Christopher Opio Ateker, the Gulu district LCV Chairperson said he has received concerns about a looming famine in several parts of the district since many people opted to plant cash crops more than food crops.

Ateker said farmers, if they concentrate more on planting food crops on a large scale, can sell the surplus to meet the financial needs of their respective families.

“The market for crops will always be there and if it is not bought, you eat, unlike crops like cotton that you can`t eat,” Ateker said.

According to Ateker said they are working with non-governmental organisations promoting the growing of cash crops to ensure that project beneficiaries also plant at least three acres of food crops.

“We have had scenarios where organisations come, rally people into planting cash crops promising to provide a market, and yet at the end of the day, the organisations either disappear or buy at very low prices, leaving our people with huge losses and hunger-stricken,” Ateker said.

Michael Lakony, the Amuru district LCV Chairperson said the district executive last year passed a resolution to make it mandatory for every family to have food crop gardens. This, he said has played a huge role in fighting food insecurity at the household level.

Lakony said that they are also rallying farmers to form cooperatives in order to evade the exploitation by the middlemen while selling their farm produce.

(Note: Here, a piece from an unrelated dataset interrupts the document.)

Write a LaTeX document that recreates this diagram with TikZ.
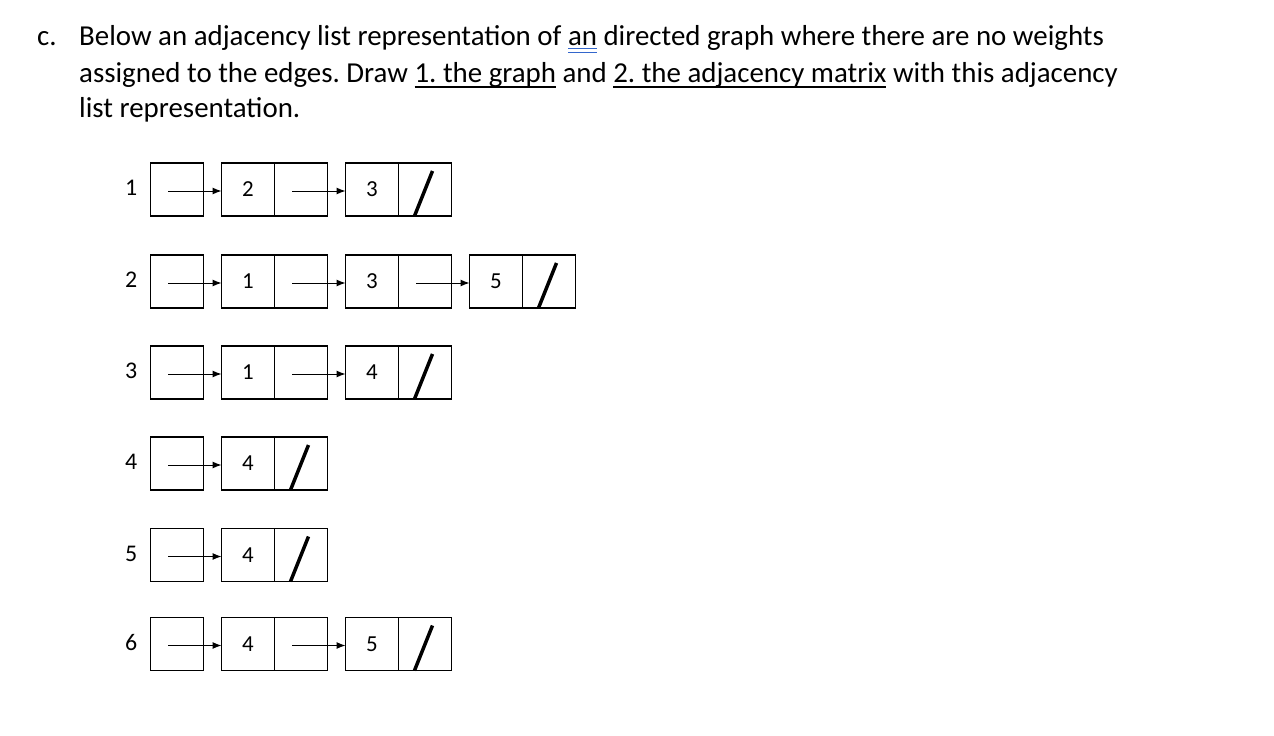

“By forming cooperatives, farmers are able to bargain directly with the buyer instead of dealing with middlemen. This means farmers can reap from their garden work,” Lakony said.

Since colonial times, cotton was the major cash crop grown in the Acholi Sub-region, with primary cooperative societies being at the forefront of the business, even though political instabilities would later destroy the cooperatives, leaving each farmer to survive on their own.